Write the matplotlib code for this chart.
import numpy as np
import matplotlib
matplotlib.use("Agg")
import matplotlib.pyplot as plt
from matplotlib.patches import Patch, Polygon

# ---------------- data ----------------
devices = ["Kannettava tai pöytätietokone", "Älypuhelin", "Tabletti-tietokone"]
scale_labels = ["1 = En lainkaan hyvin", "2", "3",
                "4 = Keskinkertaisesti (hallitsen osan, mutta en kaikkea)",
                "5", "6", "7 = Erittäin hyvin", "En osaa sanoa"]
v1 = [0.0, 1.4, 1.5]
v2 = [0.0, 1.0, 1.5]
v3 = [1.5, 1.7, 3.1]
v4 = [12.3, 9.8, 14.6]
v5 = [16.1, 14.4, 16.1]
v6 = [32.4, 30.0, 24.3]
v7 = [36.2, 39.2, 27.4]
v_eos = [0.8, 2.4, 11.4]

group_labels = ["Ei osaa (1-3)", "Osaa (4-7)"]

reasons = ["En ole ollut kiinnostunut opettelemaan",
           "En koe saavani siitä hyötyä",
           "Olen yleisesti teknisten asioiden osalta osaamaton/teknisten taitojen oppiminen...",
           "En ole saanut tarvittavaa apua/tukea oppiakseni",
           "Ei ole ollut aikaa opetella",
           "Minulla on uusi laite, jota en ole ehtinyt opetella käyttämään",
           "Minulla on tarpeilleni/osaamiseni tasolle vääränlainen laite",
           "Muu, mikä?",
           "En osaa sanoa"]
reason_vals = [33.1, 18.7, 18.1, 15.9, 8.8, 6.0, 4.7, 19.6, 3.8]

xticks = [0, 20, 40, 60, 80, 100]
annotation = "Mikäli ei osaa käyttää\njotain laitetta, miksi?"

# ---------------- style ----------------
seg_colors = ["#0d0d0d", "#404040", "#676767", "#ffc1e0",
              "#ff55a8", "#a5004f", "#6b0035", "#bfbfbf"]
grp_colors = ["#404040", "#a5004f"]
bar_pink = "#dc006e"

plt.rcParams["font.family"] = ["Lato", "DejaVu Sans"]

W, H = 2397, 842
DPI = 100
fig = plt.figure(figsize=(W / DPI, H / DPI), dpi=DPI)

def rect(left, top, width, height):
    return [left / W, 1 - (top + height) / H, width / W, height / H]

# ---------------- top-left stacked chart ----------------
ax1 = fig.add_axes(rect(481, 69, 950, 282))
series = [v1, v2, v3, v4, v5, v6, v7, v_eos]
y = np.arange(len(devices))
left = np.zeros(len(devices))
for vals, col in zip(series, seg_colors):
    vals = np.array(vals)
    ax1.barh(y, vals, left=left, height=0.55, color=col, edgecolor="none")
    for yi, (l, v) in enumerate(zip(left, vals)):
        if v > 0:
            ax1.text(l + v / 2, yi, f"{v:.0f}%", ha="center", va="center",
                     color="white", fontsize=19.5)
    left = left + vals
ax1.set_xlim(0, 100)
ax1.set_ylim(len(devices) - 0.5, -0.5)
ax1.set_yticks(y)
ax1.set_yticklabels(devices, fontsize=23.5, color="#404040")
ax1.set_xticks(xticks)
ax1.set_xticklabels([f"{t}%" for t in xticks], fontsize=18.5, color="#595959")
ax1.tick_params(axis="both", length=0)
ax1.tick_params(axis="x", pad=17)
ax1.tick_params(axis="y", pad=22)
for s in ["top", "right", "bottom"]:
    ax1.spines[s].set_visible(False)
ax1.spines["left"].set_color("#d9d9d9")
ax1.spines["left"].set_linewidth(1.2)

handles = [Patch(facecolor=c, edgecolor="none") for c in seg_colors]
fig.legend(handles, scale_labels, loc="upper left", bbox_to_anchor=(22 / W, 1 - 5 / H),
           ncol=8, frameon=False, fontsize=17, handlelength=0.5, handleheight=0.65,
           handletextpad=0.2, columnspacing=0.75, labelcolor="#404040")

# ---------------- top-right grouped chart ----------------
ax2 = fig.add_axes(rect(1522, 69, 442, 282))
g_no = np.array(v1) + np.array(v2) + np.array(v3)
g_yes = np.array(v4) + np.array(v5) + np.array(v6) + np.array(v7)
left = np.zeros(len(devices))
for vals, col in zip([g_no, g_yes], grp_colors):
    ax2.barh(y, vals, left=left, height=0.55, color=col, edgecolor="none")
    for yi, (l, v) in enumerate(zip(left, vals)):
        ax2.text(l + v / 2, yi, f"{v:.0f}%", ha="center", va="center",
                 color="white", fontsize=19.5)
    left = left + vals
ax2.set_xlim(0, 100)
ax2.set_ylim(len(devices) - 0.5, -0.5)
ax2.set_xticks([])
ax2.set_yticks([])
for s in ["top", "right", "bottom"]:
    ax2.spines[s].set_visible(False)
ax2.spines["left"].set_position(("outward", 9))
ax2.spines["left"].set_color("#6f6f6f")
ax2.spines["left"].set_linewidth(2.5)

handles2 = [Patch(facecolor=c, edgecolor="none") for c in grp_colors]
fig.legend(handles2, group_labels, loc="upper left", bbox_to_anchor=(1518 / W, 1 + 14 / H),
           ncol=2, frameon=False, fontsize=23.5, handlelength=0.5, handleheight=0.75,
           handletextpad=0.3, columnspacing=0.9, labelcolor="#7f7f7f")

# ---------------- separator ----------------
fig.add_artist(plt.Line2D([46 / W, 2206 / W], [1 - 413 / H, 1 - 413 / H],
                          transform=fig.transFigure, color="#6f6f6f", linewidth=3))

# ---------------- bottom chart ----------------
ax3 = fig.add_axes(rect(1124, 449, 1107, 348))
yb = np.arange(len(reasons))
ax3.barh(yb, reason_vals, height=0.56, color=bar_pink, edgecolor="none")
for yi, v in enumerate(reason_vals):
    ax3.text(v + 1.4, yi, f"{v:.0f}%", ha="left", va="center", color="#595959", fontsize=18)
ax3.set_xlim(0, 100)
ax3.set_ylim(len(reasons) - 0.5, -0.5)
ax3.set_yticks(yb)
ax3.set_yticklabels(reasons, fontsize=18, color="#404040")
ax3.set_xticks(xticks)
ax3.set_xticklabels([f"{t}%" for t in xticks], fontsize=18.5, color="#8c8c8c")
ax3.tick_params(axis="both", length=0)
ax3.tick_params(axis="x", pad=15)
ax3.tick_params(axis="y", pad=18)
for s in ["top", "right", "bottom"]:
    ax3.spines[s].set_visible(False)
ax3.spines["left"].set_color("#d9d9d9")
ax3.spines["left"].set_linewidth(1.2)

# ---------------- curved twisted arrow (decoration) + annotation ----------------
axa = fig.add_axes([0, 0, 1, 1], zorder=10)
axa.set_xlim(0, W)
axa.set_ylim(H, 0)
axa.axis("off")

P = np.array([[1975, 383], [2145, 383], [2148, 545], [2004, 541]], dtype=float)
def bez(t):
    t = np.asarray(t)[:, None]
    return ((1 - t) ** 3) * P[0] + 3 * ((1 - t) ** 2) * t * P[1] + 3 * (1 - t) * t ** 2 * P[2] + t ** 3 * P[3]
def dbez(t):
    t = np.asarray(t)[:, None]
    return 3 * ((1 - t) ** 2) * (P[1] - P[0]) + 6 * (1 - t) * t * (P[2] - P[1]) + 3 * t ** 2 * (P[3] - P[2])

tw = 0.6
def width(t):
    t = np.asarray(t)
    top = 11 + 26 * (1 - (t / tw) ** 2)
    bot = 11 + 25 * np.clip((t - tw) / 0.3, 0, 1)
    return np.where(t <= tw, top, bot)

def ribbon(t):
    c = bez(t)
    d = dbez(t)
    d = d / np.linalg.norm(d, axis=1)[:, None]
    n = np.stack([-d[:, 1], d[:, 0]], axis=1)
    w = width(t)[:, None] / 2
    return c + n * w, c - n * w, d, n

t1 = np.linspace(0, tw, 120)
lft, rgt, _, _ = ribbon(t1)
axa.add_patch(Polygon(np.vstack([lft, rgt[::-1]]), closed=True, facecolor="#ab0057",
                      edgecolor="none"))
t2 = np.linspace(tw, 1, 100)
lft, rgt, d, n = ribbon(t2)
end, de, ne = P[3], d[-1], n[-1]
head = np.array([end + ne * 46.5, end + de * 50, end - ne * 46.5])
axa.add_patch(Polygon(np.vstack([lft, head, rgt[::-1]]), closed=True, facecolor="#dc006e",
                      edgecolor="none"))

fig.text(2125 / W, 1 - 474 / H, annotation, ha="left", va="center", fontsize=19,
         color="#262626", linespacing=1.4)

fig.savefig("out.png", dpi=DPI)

┄┄┄┄┄┄┄┄┄┄

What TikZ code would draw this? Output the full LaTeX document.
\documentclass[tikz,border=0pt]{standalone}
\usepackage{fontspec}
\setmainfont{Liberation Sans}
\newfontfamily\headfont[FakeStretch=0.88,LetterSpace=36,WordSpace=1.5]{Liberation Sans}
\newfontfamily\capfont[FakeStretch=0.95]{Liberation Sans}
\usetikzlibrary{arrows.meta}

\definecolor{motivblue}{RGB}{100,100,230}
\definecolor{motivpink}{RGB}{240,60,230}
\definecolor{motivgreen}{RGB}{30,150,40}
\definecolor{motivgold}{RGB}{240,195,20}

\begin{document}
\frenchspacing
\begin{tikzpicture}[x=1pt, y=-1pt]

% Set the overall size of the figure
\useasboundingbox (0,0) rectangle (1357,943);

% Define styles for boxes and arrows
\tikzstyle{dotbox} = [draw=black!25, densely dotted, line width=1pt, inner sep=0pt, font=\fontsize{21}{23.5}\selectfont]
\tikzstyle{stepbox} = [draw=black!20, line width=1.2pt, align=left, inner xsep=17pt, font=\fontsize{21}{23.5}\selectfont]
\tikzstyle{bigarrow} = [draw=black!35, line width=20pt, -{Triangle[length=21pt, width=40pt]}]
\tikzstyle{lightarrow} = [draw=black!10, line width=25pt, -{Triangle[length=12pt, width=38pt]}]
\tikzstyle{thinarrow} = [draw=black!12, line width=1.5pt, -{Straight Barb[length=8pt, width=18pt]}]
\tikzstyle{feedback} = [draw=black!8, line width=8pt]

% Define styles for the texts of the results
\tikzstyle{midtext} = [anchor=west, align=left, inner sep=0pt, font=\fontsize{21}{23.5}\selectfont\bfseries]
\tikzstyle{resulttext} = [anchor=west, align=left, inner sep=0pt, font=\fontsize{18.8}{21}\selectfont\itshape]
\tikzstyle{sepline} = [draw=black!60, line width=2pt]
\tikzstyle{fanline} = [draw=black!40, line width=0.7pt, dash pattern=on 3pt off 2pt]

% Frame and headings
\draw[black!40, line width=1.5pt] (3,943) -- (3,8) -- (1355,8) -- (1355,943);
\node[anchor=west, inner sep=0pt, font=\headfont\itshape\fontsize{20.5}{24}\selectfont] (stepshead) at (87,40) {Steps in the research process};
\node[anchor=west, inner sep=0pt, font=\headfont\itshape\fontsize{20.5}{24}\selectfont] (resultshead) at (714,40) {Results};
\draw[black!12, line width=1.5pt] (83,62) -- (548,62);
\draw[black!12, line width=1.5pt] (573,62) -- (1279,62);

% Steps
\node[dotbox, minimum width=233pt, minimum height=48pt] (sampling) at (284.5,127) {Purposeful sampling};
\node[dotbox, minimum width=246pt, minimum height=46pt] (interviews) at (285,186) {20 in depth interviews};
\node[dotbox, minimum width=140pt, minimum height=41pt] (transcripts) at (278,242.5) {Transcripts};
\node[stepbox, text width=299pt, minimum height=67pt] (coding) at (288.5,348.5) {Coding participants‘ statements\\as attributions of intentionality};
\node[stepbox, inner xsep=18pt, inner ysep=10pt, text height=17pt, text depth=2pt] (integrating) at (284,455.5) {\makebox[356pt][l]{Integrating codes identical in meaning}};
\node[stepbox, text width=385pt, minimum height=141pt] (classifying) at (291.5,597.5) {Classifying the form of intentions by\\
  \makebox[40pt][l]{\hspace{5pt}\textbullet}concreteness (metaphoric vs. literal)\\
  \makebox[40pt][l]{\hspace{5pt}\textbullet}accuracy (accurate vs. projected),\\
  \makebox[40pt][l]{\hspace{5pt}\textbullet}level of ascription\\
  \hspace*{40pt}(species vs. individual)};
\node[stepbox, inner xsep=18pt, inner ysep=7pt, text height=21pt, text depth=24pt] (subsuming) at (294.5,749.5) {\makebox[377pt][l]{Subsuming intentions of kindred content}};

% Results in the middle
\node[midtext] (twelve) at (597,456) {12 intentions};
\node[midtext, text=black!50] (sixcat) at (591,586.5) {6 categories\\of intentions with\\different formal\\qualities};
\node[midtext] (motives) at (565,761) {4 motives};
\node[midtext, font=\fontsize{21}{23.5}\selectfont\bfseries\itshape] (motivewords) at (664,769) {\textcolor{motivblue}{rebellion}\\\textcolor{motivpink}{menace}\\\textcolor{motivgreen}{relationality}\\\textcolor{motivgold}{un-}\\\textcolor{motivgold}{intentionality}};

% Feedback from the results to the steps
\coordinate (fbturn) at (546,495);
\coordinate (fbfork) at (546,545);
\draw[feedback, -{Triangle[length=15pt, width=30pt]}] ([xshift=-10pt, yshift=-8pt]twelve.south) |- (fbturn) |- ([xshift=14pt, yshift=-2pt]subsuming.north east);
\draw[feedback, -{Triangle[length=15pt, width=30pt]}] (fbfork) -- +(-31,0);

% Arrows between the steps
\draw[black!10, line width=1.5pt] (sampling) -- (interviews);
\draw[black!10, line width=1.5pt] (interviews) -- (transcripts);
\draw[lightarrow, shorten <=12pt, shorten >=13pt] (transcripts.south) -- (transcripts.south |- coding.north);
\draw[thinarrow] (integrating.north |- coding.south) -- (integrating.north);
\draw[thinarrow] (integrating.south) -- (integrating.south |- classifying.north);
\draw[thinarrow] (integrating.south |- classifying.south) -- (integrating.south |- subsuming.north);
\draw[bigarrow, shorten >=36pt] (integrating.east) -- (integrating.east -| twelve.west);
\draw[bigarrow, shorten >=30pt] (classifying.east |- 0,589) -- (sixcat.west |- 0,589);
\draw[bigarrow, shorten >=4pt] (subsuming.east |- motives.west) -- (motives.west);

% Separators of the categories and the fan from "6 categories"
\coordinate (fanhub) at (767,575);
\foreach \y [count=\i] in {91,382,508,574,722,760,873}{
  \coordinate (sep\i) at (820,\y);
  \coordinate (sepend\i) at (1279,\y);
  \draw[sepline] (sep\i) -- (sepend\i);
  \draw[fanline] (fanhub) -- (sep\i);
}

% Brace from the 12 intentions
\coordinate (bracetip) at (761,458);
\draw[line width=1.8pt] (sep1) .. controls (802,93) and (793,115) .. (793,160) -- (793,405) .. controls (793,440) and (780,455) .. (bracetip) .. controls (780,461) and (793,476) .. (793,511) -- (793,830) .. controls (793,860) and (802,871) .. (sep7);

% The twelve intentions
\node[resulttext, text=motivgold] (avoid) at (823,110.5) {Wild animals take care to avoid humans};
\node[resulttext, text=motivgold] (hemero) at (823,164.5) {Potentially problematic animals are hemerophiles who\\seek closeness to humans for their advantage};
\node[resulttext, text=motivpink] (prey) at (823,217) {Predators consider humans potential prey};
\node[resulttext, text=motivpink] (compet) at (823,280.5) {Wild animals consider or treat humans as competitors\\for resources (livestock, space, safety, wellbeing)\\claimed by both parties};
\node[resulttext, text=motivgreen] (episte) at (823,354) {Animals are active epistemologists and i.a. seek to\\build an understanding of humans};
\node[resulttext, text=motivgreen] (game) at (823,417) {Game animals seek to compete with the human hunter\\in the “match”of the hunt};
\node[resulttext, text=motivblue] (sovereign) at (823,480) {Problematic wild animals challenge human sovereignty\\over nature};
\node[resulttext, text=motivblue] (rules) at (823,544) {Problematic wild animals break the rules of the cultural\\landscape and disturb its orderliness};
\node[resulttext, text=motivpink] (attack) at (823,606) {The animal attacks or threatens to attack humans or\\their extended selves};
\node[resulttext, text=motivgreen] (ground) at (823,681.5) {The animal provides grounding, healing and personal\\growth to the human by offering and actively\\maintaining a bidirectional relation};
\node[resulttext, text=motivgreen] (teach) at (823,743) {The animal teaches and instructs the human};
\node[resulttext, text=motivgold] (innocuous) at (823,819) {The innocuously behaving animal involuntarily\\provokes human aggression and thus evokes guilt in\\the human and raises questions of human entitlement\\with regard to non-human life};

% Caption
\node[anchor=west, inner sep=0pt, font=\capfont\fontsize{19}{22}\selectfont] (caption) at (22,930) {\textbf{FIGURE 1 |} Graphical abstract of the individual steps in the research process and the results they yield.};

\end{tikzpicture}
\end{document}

┄┄┄┄┄┄┄┄┄┄

**Exercise objective**
Print exactly the lines from the line with "Write the matplotlib code for this chart." to the line with "return [left /", both included, and nothing else.

**Exercise solution**
Write the matplotlib code for this chart.
import numpy as np
import matplotlib
matplotlib.use("Agg")
import matplotlib.pyplot as plt
from matplotlib.patches import Patch, Polygon

# ---------------- data ----------------
devices = ["Kannettava tai pöytätietokone", "Älypuhelin", "Tabletti-tietokone"]
scale_labels = ["1 = En lainkaan hyvin", "2", "3",
                "4 = Keskinkertaisesti (hallitsen osan, mutta en kaikkea)",
                "5", "6", "7 = Erittäin hyvin", "En osaa sanoa"]
v1 = [0.0, 1.4, 1.5]
v2 = [0.0, 1.0, 1.5]
v3 = [1.5, 1.7, 3.1]
v4 = [12.3, 9.8, 14.6]
v5 = [16.1, 14.4, 16.1]
v6 = [32.4, 30.0, 24.3]
v7 = [36.2, 39.2, 27.4]
v_eos = [0.8, 2.4, 11.4]

group_labels = ["Ei osaa (1-3)", "Osaa (4-7)"]

reasons = ["En ole ollut kiinnostunut opettelemaan",
           "En koe saavani siitä hyötyä",
           "Olen yleisesti teknisten asioiden osalta osaamaton/teknisten taitojen oppiminen...",
           "En ole saanut tarvittavaa apua/tukea oppiakseni",
           "Ei ole ollut aikaa opetella",
           "Minulla on uusi laite, jota en ole ehtinyt opetella käyttämään",
           "Minulla on tarpeilleni/osaamiseni tasolle vääränlainen laite",
           "Muu, mikä?",
           "En osaa sanoa"]
reason_vals = [33.1, 18.7, 18.1, 15.9, 8.8, 6.0, 4.7, 19.6, 3.8]

xticks = [0, 20, 40, 60, 80, 100]
annotation = "Mikäli ei osaa käyttää\njotain laitetta, miksi?"

# ---------------- style ----------------
seg_colors = ["#0d0d0d", "#404040", "#676767", "#ffc1e0",
              "#ff55a8", "#a5004f", "#6b0035", "#bfbfbf"]
grp_colors = ["#404040", "#a5004f"]
bar_pink = "#dc006e"

plt.rcParams["font.family"] = ["Lato", "DejaVu Sans"]

W, H = 2397, 842
DPI = 100
fig = plt.figure(figsize=(W / DPI, H / DPI), dpi=DPI)

def rect(left, top, width, height):
    return [left / W, 1 - (top + height) / H, width / W, height / H]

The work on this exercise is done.